OOPS, Wrong Again!
Well, the latest research on the relation between nutrition and health has just been released and the fur is flying. Turns out the largest study ever done to asses the impact of a low fat diet on some of our major killer diseases has found that the diet hasno effect – no effect on heart disease, no effect on stroke, no effect on breast cancer and no effect on colon cancer.
These less than impressive findings come from the impressive sounding (and very expensive to the tune of about $415 million) Women’s Health Initiative Randomized Controlled Dietary Modification Trial. They were published this week in the prestigious Journal of the American Medical Association. Almost 50,000nurses ages 50-79 were followed for more than eight years. Those assigned to a low-fat diet had the same disease rates as those who were not.
As is usually the case with such elaborate, expensive and emotionally charged findings, spin-meisters on both sides of the issue responded immediately. One expert exclaimed, “these studies are revolutionary…They should put a stop to this era of thinking that we have all the information we need to change the whole national diet and make everybody healthy.” Towing the same line another called it “the Rolls-Royce of studies and said it was likely to be the “final word.”
Others took a very different view. One long time advocate of the benefits of low-fat eating claimed the results were inconclusive because the women did not lower their fat intake enough, ate too few fruits and vegetables and were not followed for a long enough period of time. Another concluded that “It would be a huge misinterpretation to believe that it doesn’t matter what we eat to prevent heart disease and cancer.” He went on to say that the evidence from this study was “quite strong” that “eating more fruits and vegetables as well as less saturated and trans fats cuts the risk of heart disease and cancer.
If the experts can’t make up their minds about this research and the issues involved, it is quite likely that the general public won’t know what to do with it either. This is especially true for a general public still reeling from the effects of the now receding low-carb mania of the last few years, which of course replaced the low-fat mania of the decade before.
However, it would be wrong to claim that this study constitutes a complete waste of our $415 million hard-earned dollars. In fact there are a number of important lessons to be learned from this research including the following:
1.No matter what health-related research claims, if there is any wiggle room at all (and there usually is quite a bit when dealing with human beings) scientistswill put their spins and biases on it in an effort to support what they believe to be true. This is not necessarily a bad thing but it is something that people often forget in trying to decide what the findings really mean.
2.When it comes to the causes of complex, multifactorial diseases like all of those examined by this research, we know much less than we think we do about why certain people get them while others don’t. While nutrition may play a role, it is only one of many, many potential contributing factors.
3.When it comes specifically to the links between nutrition and disease, we know even less, again because of how complex the relationships are and how many different factors are involved. Add to this the tremendous variability in individual response to various dietary components and you have a level of complexity that is not describedwell using 30-second MTV-like sound bytes.
4.Critics complaints that the diet group did not lower their fat content enough to make a real difference may or may not be true (that, of course would take another $415 million to know for sure).

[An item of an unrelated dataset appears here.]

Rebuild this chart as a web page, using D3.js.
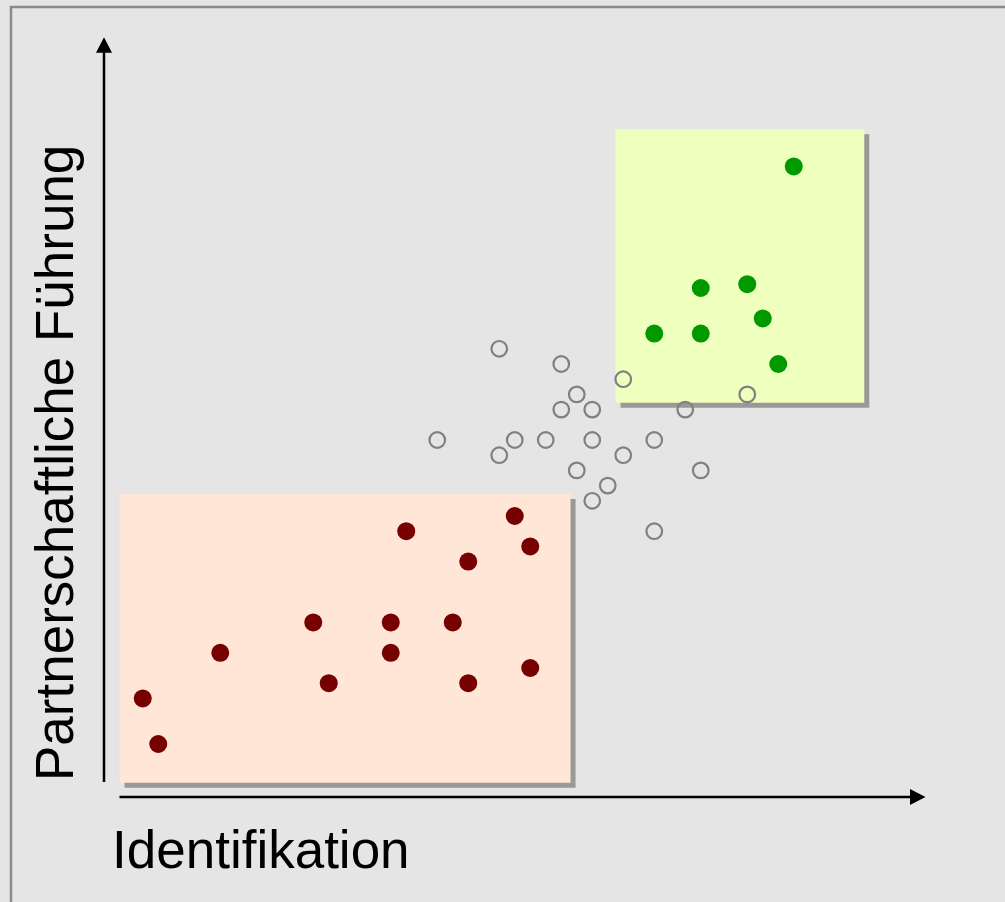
<!DOCTYPE html>
<html>
<head>
<meta charset="utf-8">
<script src="https://cdn.jsdelivr.net/npm/d3@7"></script>
<style>
  html, body { margin: 0; padding: 0; background: #e5e5e5; overflow: hidden; }
  svg { display: block; }
</style>
</head>
<body>
<svg id="chart" width="1005" height="902"></svg>
<script>
// Scores on both dimensions (grid units)
const lowX  = [24, 17, 25, 21, 11, 16, 20, 5, 16, 25, 12, 21, 0, 1];
const lowY  = [15, 14, 13, 12, 8, 8, 8, 6, 6, 5, 4, 4, 3, 0];

const midX  = [23, 27, 31, 28, 27, 29, 35, 19, 24, 26, 29, 33, 23, 31, 28, 36, 30, 29, 33, 39];
const midY  = [26, 25, 24, 23, 22, 22, 22, 20, 20, 20, 20, 20, 19, 19, 18, 18, 17, 16, 14, 23];

const highX = [42, 36, 39, 40, 33, 36, 41];
const highY = [38, 30, 30.25, 28, 27, 27, 25];

// Highlighted regions in data units: [xMin, xMax, yMin, yMax]
const lowZone  = [-1.5, 27.6, -2.55, 16.45];
const highZone = [30.5, 46.55, 22.45, 40.45];

const xTitle = "Identifikation";
const yTitle = "Partnerschaftliche Führung";

const svg = d3.select("#chart");

const x = d3.scaleLinear().domain([-1.5, 50.5]).range([119.5, 925.5]);
const y = d3.scaleLinear().domain([-2.5, 46.5]).range([782, 37.2]);

// Outer frame
svg.append("rect")
  .attr("x", 11).attr("y", 7)
  .attr("width", 1100).attr("height", 1000)
  .attr("fill", "#e5e5e5")
  .attr("stroke", "#8a8a8a").attr("stroke-width", 2.5);

// Zones with drop shadows
function zone(z, fill) {
  const g = svg.append("g");
  const rx = x(z[0]), ry = y(z[3]);
  const w = x(z[1]) - x(z[0]), h = y(z[2]) - y(z[3]);
  g.append("rect").attr("x", rx + 5).attr("y", ry + 5)
    .attr("width", w).attr("height", h).attr("fill", "#999999");
  g.append("rect").attr("x", rx).attr("y", ry)
    .attr("width", w).attr("height", h).attr("fill", fill);
}
zone(lowZone, "#ffe6d6");
zone(highZone, "#efffbd");

// Axes as arrows
const axes = svg.append("g");
const x0 = x(-1.5), x1 = x(50.5);
const yb = y(-2.5), yt = y(46.5);
const axisX = 104, axisY = 797;

axes.append("line")
  .attr("x1", axisX).attr("y1", yb).attr("x2", axisX).attr("y2", yt + 14)
  .attr("stroke", "#000").attr("stroke-width", 2.5);
axes.append("path")
  .attr("d", `M${axisX},${yt} L${axisX - 8},${yt + 15.5} L${axisX + 8},${yt + 15.5} Z`)
  .attr("fill", "#000");

axes.append("line")
  .attr("x1", x0).attr("y1", axisY).attr("x2", x1 - 14).attr("y2", axisY)
  .attr("stroke", "#000").attr("stroke-width", 2.5);
axes.append("path")
  .attr("d", `M${x1},${axisY} L${x1 - 15.5},${axisY - 8} L${x1 - 15.5},${axisY + 8} Z`)
  .attr("fill", "#000");

// Axis titles
svg.append("text")
  .attr("x", 112).attr("y", 868)
  .attr("font-family", "'Liberation Sans', Arial, sans-serif")
  .attr("font-size", 53)
  .attr("fill", "#000")
  .text(xTitle);

svg.append("text")
  .attr("transform", "translate(73,781) rotate(-90)")
  .attr("font-family", "'Liberation Sans', Arial, sans-serif")
  .attr("font-size", 53)
  .attr("fill", "#000")
  .text(yTitle);

// Points
const toPts = (xs, ys) => xs.map((v, i) => ({ x: v, y: ys[i] }));

svg.append("g").selectAll("circle")
  .data(toPts(midX, midY)).join("circle")
  .attr("cx", d => x(d.x)).attr("cy", d => y(d.y))
  .attr("r", 7.8)
  .attr("fill", "none")
  .attr("stroke", "#808080").attr("stroke-width", 2.2);

svg.append("g").selectAll("circle")
  .data(toPts(lowX, lowY)).join("circle")
  .attr("cx", d => x(d.x)).attr("cy", d => y(d.y))
  .attr("r", 9)
  .attr("fill", "#770000");

svg.append("g").selectAll("circle")
  .data(toPts(highX, highY)).join("circle")
  .attr("cx", d => x(d.x)).attr("cy", d => y(d.y))
  .attr("r", 9)
  .attr("fill", "#009900");
</script>
</body>
</html>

Other researchers pointed out however, that, perhaps the lesson to be learned is that people are not willing to make more drastic changes. Interestingly some research suggests that going to the degree of very low fat diet that was prescribed might actually be helpful for only some people and actually harmful for others. (research done by Dr. Ronald Krauss, American Heart Association head of nutrition back in the late nineties)
So, after all is said and done, whether you believe the results of this study or not, what are we left with in terms of recommendations for what to eat to support our health? Perhaps it might be good to acknowledge that, along with the understanding of the difficulty of trying to single out individual contributing factors to complex, multifactorial diseases, the study of nutrition as a major cause of, or protection from, disease is in its infancy. As with other types of human research, too often intuition and observation get substituted for good science with potentially hazardous consequences.
Over the years, nutrition recommendations in the United Stateshave changed dramatically from a focus on the minimal nutrition required for good health to an ever more prescriptive focus on disease and obesity prevention. The problem is, of course, that the specific recommendations related to “healthy eating” have not been static, tending to change with the prevailing scientific and cultural winds. The result is a population that is anxious about food and confused about what they should and shouldn’t be eating for their health.
With all the rapidly expanding research supporting the powerful impact that our emotions have on our health, existing in an ongoing state of apprehension and confusion over everything we eat is not likely to be health promoting. Perhaps a return to the basics is the answer. This would involve eating a wide variety of foods and paying more attention to our hunger and fullness and less attention (not to mention money) to others telling us what we should be eating. Over and above that it might also be helpful to heed the words of Dr. Robert Ornstein and Dr. David Sobel in their landmark book Healthy Pleasures when they say:
“The important point is that worrying too much about anything – be it calories, salt, cancer, or cholesterol – is bad for you, and that living optimistically, with pleasure, zest, and commitment, is good. Medical terrorism shouldn’t attack life’s pleasures.”